Die Showrunner J.D. Payne und Patrick McKay nutzen im ersten Viertel der Premierenstaffel, gemeinsam mit ihrer Co-Autorin Gennifer Hutchison, welche die zweite Folge schrieb, sowie dem spanischen Regisseur J.A. Bayona (Penny Dreadful, Sieben Minuten nach Mitternacht), der das Auftakt-Doppel inszenierte, die vielen Leerstellen in der mageren Vorlage gewinnbringend aus. Innerhalb der aus dem Roman und seinen Anhängen vorgegebenen Eckpunkte schaffen sie neue Charaktere und kombinieren diese mit bereits bekannten. Besonders gelungen finde ich die Darstellung der Harfüße, jener umherwandernden und sich von anderen Völkern versteckt haltenden Vorfahren der Hobbits. An manche Elemente, wie die kämpfende Galadriel (die man ja bisher nur als weise, mystische Lenkerin kannte), muss man sich vielleicht noch etwas gewöhnen. Ich könnte mir auch gut vorstellen, dass man sich völlig ohne Vorkenntnisse mit den ganzen Namen der Figuren bzw. Orte schwertut. Eine mehr als solide Basis für eine potenzialträchtige Serie wurde in den Auftakt-Folgen gelegt. Fast alles wirkt auf mich äußerst stimmig. Sehr gut haben mir auch die hochklassigen Dialoge gefallen, vor allem die unterschiedlichen Sprachstile der Völker in der englischen Originalfassung.

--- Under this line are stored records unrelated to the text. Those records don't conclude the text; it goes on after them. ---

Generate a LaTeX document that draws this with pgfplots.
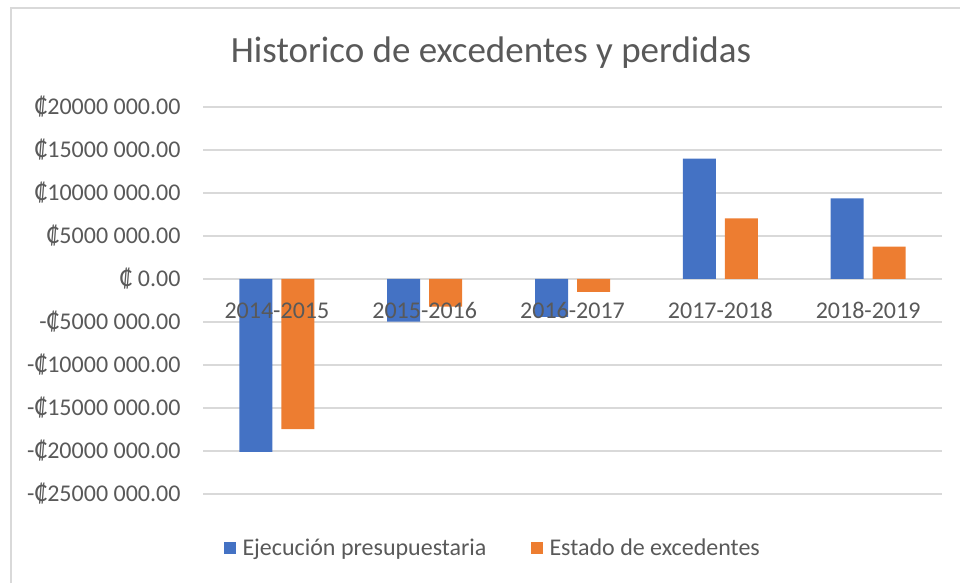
\documentclass[border=0pt]{standalone}
\usepackage{pgfplots}
\pgfplotsset{compat=1.18}
\usepackage{fontspec}
\setmainfont{Carlito}
\definecolor{cblue}{HTML}{4472C4}
\definecolor{corange}{HTML}{ED7D31}
\definecolor{ctext}{HTML}{595959}
\definecolor{cgrid}{HTML}{D9D9D9}
\pgfplotsset{
  common/.style={
    at={(203pt,89pt)}, anchor=south west,
    width=739pt, height=387pt, scale only axis,
    xmin=-0.5, xmax=4.5, ymin=-25000000, ymax=20000000,
    scaled y ticks=false,
    axis x line*=middle, axis y line*=left,
    axis line style={draw=none},
    major tick length=0pt,
    tick label style={text=ctext, font=\fontsize{24}{28}\selectfont},
  }
}
\begin{document}
\begin{tikzpicture}[x=1pt,y=1pt]
\useasboundingbox (0,0) rectangle (960,583);
\draw[cgrid, line width=2pt] (11,0) -- (11,575) -- (961,575);
\node[text=ctext, font=\fontsize{37}{43}\selectfont] at (491,530) {Historico de excedentes y perdidas};
\begin{axis}[
  common,
  ybar=9pt, bar width=33pt,
  xtick={0,1,2,3,4}, xticklabels={},
  ytick={-25000000,-20000000,-15000000,-10000000,-5000000,0,5000000,10000000,15000000,20000000},
  yticklabels={-₡25000 000.00,-₡20000 000.00,-₡15000 000.00,-₡10000 000.00,-₡5000 000.00,₡ 0.00,₡5000 000.00,₡10000 000.00,₡15000 000.00,₡20000 000.00},
  ymajorgrids, grid style={draw=cgrid, line width=1.5pt},
  yticklabel style={xshift=-19pt},
  legend style={at={(0.392,-0.14)}, anchor=center, draw=none, fill=none,
    legend columns=2, font=\fontsize{24}{28}\selectfont, text=ctext,
    /tikz/every even column/.append style={column sep=42pt}},
  legend image code/.code={\fill (0pt,-6pt) rectangle (12pt,6pt); \path (17pt,0pt);},
]
\addplot[fill=cblue, draw=none] coordinates {(0,-20100000) (1,-4950000) (2,-4400000) (3,14000000) (4,9380000)};
\addplot[fill=corange, draw=none] coordinates {(0,-17450000) (1,-3200000) (2,-1500000) (3,7050000) (4,3760000)};
\legend{Ejecución presupuestaria, Estado de excedentes}
\end{axis}
\begin{axis}[
  common,
  xtick={0,1,2,3,4},
  xticklabels={2014-2015,2015-2016,2016-2017,2017-2018,2018-2019},
  ytick=\empty,
  xticklabel style={yshift=-20pt},
]
\end{axis}
\end{tikzpicture}
\end{document}
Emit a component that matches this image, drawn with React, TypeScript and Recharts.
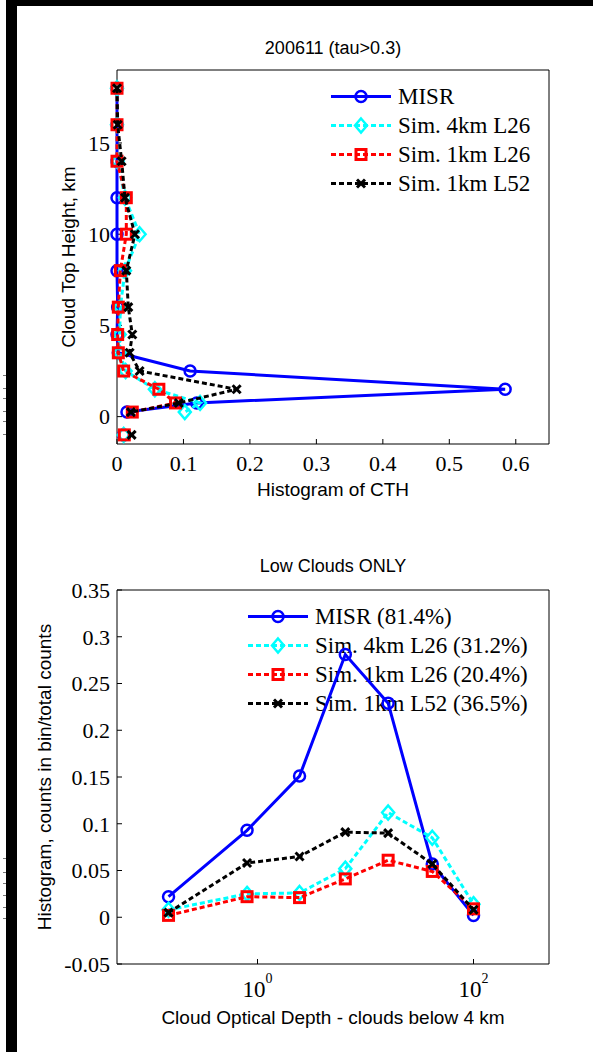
import React from 'react'
import { ScatterChart, Scatter, XAxis, YAxis } from 'recharts'

const SERIF = '"Liberation Serif", "Times New Roman", serif'
const SANS = '"Liberation Sans", Arial, sans-serif'

// top panel: cloud-top-height histogram, one value per CTH bin (km)
const cthLevels = [18, 16, 14, 12, 10, 8, 6, 4.5, 3.5, 2.5, 1.5, 0.75, 0.25]
const cthMisr = [0, 0, 0, 0, 0, 0, 0.001, 0, 0.002, 0.11, 0.584, 0.12, 0.015]
const cthSim4kmL26 = [0, 0, 0.001, 0.012, 0.034, 0.012, 0.005, 0.004, 0.004, 0.013, 0.057, 0.125, 0.102]
const cthSim1kmL26 = [0, 0, 0, 0.014, 0.014, 0.005, 0.002, 0.001, 0.002, 0.01, 0.063, 0.088, 0.023]
const cthSim1kmL52 = [0, 0.001, 0.007, 0.012, 0.027, 0.014, 0.017, 0.023, 0.019, 0.034, 0.18, 0.093, 0.021]
// "no height" bin, plotted on its own at -1 km (MISR, 4km L26, 1km L26, 1km L52)
const noHeightLevel = -1
const noHeightShare = [0.01, 0.01, 0.011, 0.022]
const cthTicksX = [0, 0.1, 0.2, 0.3, 0.4, 0.5, 0.6]
const cthTicksY = [0, 5, 10, 15]

// bottom panel: optical depth histogram for clouds below 4 km
const tauMid = [0.15, 0.8, 2.45, 6.5, 16.2, 41.5, 100]
const lowMisr = [0.022, 0.093, 0.151, 0.281, 0.229, 0.057, 0.002]
const lowSim4kmL26 = [0.008, 0.025, 0.026, 0.052, 0.112, 0.085, 0.014]
const lowSim1kmL26 = [0.002, 0.022, 0.021, 0.041, 0.061, 0.049, 0.009]
const lowSim1kmL52 = [0.005, 0.058, 0.065, 0.091, 0.09, 0.057, 0.008]
const lowTicksX = [1, 100]
const lowTicksY = [-0.05, 0, 0.05, 0.1, 0.15, 0.2, 0.25, 0.3, 0.35]

const seriesNames = ['MISR', 'Sim. 4km L26', 'Sim. 1km L26', 'Sim. 1km L52']
const lowShares = ['81.4%', '31.2%', '20.4%', '36.5%']

type MarkerKind = 'circle' | 'diamond' | 'square' | 'cross'
const styles: { color: string; dash?: string; marker: MarkerKind }[] = [
  { color: '#0000ff', marker: 'circle' },
  { color: '#00ffff', dash: '5 3', marker: 'diamond' },
  { color: '#ff0000', dash: '5 3', marker: 'square' },
  { color: '#000000', dash: '5 3', marker: 'cross' },
]

function Glyph({ kind, color, cx, cy }: { kind: MarkerKind; color: string; cx: number; cy: number }) {
  if (kind === 'circle')
    return <circle cx={cx} cy={cy} r={5.5} fill="none" stroke={color} strokeWidth={2.5} />
  if (kind === 'diamond')
    return (
      <polygon
        points={`${cx},${cy - 7} ${cx + 6},${cy} ${cx},${cy + 7} ${cx - 6},${cy}`}
        fill="none" stroke={color} strokeWidth={2.5}
      />
    )
  if (kind === 'square')
    return <rect x={cx - 5} y={cy - 5} width={10} height={10} fill="none" stroke={color} strokeWidth={3} />
  return (
    <g stroke={color} strokeWidth={3}>
      <line x1={cx - 4} y1={cy - 4} x2={cx + 4} y2={cy + 4} />
      <line x1={cx - 4} y1={cy + 4} x2={cx + 4} y2={cy - 4} />
    </g>
  )
}

function KeyBox({ labels, left, top }: { labels: string[]; left: number; top: number }) {
  return (
    <div style={{ position: 'absolute', left, top }}>
      {labels.map((label, i) => (
        <div key={label} style={{ display: 'flex', alignItems: 'center', height: 29 }}>
          <svg width={60} height={29}>
            <line x1={0} y1={14.5} x2={60} y2={14.5} stroke={styles[i].color} strokeWidth={3} strokeDasharray={styles[i].dash} />
            <Glyph kind={styles[i].marker} color={styles[i].color} cx={30} cy={14.5} />
          </svg>
          <span style={{ fontFamily: SERIF, fontSize: 23, marginLeft: 7, whiteSpace: 'nowrap', lineHeight: '29px' }}>{label}</span>
        </div>
      ))}
    </div>
  )
}

const tickFont = { fontFamily: SERIF, fontSize: 22, fill: '#000' }
const labelFont = { fontFamily: SANS, fontSize: 19, fill: '#000' }

function PowerTick(props: any) {
  const { x, y, payload } = props
  const exp = Math.round(Math.log10(payload.value))
  return (
    <text x={x} y={y} textAnchor="middle" fontFamily={SERIF} fill="#000">
      <tspan fontSize={23} dy={16}>10</tspan>
      <tspan fontSize={14} dy={-14}>{exp}</tspan>
    </text>
  )
}

function series(xs: number[], ys: number[]) {
  return xs.map((x, i) => ({ x, y: ys[i] }))
}

function markerProps(i: number) {
  const s = styles[i]
  return {
    fill: s.color,
    shape: (p: any) => <Glyph kind={s.marker} color={s.color} cx={p.cx} cy={p.cy} />,
    isAnimationActive: false,
  }
}

function seriesProps(i: number) {
  const s = styles[i]
  return {
    ...markerProps(i),
    line: { stroke: s.color, strokeWidth: 3, strokeDasharray: s.dash },
    lineType: 'joint' as const,
  }
}

// invisible series bound to the top/right axes so the box edges get drawn
const Nothing = () => <g />

function CthPanel() {
  const sets = [cthMisr, cthSim4kmL26, cthSim1kmL26, cthSim1kmL52]
  return (
    <ScatterChart width={593} height={520} margin={{ top: 69, right: 43, bottom: 36, left: 57 }}>
      <XAxis
        xAxisId="b" type="number" dataKey="x" domain={[0, 0.65]} ticks={cthTicksX}
        height={40} tickSize={-5} tickMargin={16} tick={tickFont} stroke="#000"
        label={{ value: 'Histogram of CTH', position: 'insideBottom', offset: -12, style: labelFont }}
      />
      <XAxis
        xAxisId="t" orientation="top" type="number" dataKey="x" domain={[0, 0.65]} ticks={cthTicksX}
        height={1} tickSize={-5} tick={false} stroke="#000"
        label={{ value: '200611 (tau>0.3)', position: 'top', offset: 15, style: { ...labelFont, fontSize: 18 } }}
      />
      <YAxis
        yAxisId="l" type="number" dataKey="y" domain={[-1.5, 19]} ticks={cthTicksY}
        width={60} tickSize={-5} tickMargin={12} tick={tickFont} stroke="#000"
        label={{ value: 'Cloud Top Height, km', angle: -90, position: 'insideLeft', offset: 11, style: { ...labelFont, textAnchor: 'middle' } }}
      />
      <YAxis
        yAxisId="r" orientation="right" type="number" dataKey="y" domain={[-1.5, 19]} ticks={cthTicksY}
        width={1} tickSize={-5} tick={false} stroke="#000"
      />
      <Scatter xAxisId="t" yAxisId="r" data={series(cthMisr, cthLevels)} shape={<Nothing />} isAnimationActive={false} />
      {sets.map((vals, i) => (
        <Scatter key={i} xAxisId="b" yAxisId="l" data={series(vals, cthLevels)} {...seriesProps(i)} />
      ))}
      {noHeightShare.map((v, i) => (
        <Scatter key={`nh${i}`} xAxisId="b" yAxisId="l" data={[{ x: v, y: noHeightLevel }]} {...markerProps(i)} />
      ))}
    </ScatterChart>
  )
}

function LowCloudPanel() {
  const sets = [lowMisr, lowSim4kmL26, lowSim1kmL26, lowSim1kmL52]
  return (
    <ScatterChart width={593} height={532} margin={{ top: 69, right: 43, bottom: 48, left: 57 }}>
      <XAxis
        xAxisId="b" type="number" scale="log" dataKey="x" domain={[0.05, 500]} ticks={lowTicksX}
        height={40} tickSize={-5} tickMargin={22} tick={<PowerTick />} stroke="#000"
        label={{ value: 'Cloud Optical Depth - clouds below 4 km', position: 'insideBottom', offset: -20, style: labelFont }}
      />
      <XAxis
        xAxisId="t" orientation="top" type="number" scale="log" dataKey="x" domain={[0.05, 500]} ticks={lowTicksX}
        height={1} tickSize={-5} tick={false} stroke="#000"
        label={{ value: 'Low Clouds ONLY', position: 'top', offset: 17, style: { ...labelFont, fontSize: 18 } }}
      />
      <YAxis
        yAxisId="l" type="number" dataKey="y" domain={[-0.05, 0.35]} ticks={lowTicksY}
        width={60} tickSize={-5} tickMargin={12} tick={tickFont} stroke="#000"
        label={{ value: 'Histogram, counts in bin/total counts', angle: -90, position: 'insideLeft', offset: -13, style: { ...labelFont, textAnchor: 'middle' } }}
      />
      <YAxis
        yAxisId="r" orientation="right" type="number" dataKey="y" domain={[-0.05, 0.35]} ticks={lowTicksY}
        width={1} tickSize={-5} tick={false} stroke="#000"
      />
      <Scatter xAxisId="t" yAxisId="r" data={series(tauMid, lowMisr)} shape={<Nothing />} isAnimationActive={false} />
      {sets.map((vals, i) => (
        <Scatter key={i} xAxisId="b" yAxisId="l" data={series(tauMid, vals)} {...seriesProps(i)} />
      ))}
    </ScatterChart>
  )
}

// stray tick marks along the left edge of the figure
const edgeMarks = [375, 388, 398, 411, 421, 434, 858, 872, 883, 895, 907, 918]

export default function App() {
  return (
    <div style={{ position: 'absolute', left: 0, top: 0, width: 593, height: 1052, background: '#fff', overflow: 'hidden' }}>
      <div style={{ position: 'absolute', left: 6, top: 0, width: 11, height: 1052, background: '#000' }} />
      <div style={{ position: 'absolute', left: 6, top: 0, width: 587, height: 6, background: '#000' }} />
      {edgeMarks.map(y => (
        <div key={y} style={{ position: 'absolute', left: 3, top: y, width: 3, height: 1, background: '#777' }} />
      ))}
      <KeyBox labels={seriesNames} left={331} top={82} />
      <KeyBox labels={seriesNames.map((n, i) => `${n} (${lowShares[i]})`)} left={248} top={602} />
      <div style={{ position: 'absolute', left: 0, top: 0 }}>
        <CthPanel />
      </div>
      <div style={{ position: 'absolute', left: 0, top: 520 }}>
        <LowCloudPanel />
      </div>
    </div>
  )
}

Die ersten beiden Folgen von Der Herr der Ringe: Die Ringe der Macht sind seit dem 2. September 2022 Teil des Angebots von Amazon Prime. Die weiteren sechs Episoden der ersten Staffel werden immer freitags veröffentlicht. Eine zweite Staffel soll ab Oktober 2022 im Vereinigten Königreich gedreht werden.
Fazit: Mit den ersten beiden Folgen gelingt Der Herr der Ringe: Die Ringe der Macht ein inszenatorisch und inhaltlicher hochwertiger Start, auch wenn Manches noch etwas gewöhnungsbedürftig erscheint. 8 von 10 Punkten.